Returning to the base ball wars after taking the Labor Day weekend off, the Neshanock saw their winning ways come to an end, losing both games to another fine vintage club, the Eckford, by scores of 17-10 and 11-9. With the twin losses, the Neshanock's overall record falls to 26-10. Unfortunately I wasn't at the games so I have no more information beyond the scores. With five scheduled games remaining Flemington still has a shot at 30 wins, but there's little margin for error.
In lieu of any additional game information, I've posted below some New York Clipper drawings of some important 19th century New Jersey base ball players. They and some of their peers will be part of the early New Jersey base ball exhibit opening at the Morven Museum in Princeton in June of 2018.
New York Clipper - July 26, 1879
Andy Jackson Leonard was part of the Irvington Club's historic upset of the Brooklyn Atlantics in June of 1866. Heading west a few years later, he played on the famous Cincinnati Red Stocking Club in 1869 and enjoyed a distinguished major league career. Coincidentally, the Grave Marker project of SABR's 19th century committee, led by Ralph Carhart dedicated a new monument to Leonard at his grave in Massachusetts on Saturday.

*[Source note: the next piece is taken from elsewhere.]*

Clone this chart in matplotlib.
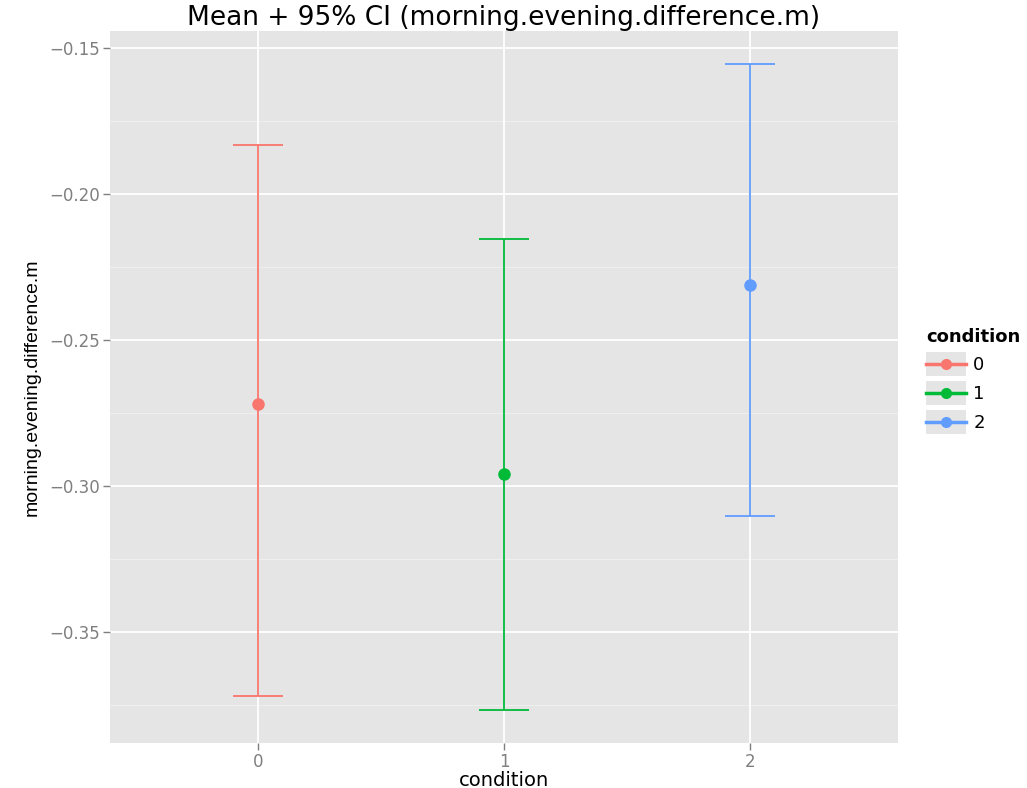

New York Clipper - May 29, 1880
Although the above article incorrectly lists Paterson as Mike "King" Kelly's birthplace, the future Hall of Famer did begin in his base ball career in what was some times known as the "Cataract City." Called professional base ball's first matinee idol, Kelly had a life time .300 average over 16 major league seasons before dying young at the age of 37.
New York Clipper - June 7, 1879
New York Clipper - September 27, 1879
Less prominent than the above threesome, John Farrow played for Brooklyn's first major league team in 1884 after being part of two National Association clubs, including the the ill-fated 1873 Elizabeth Resolutes.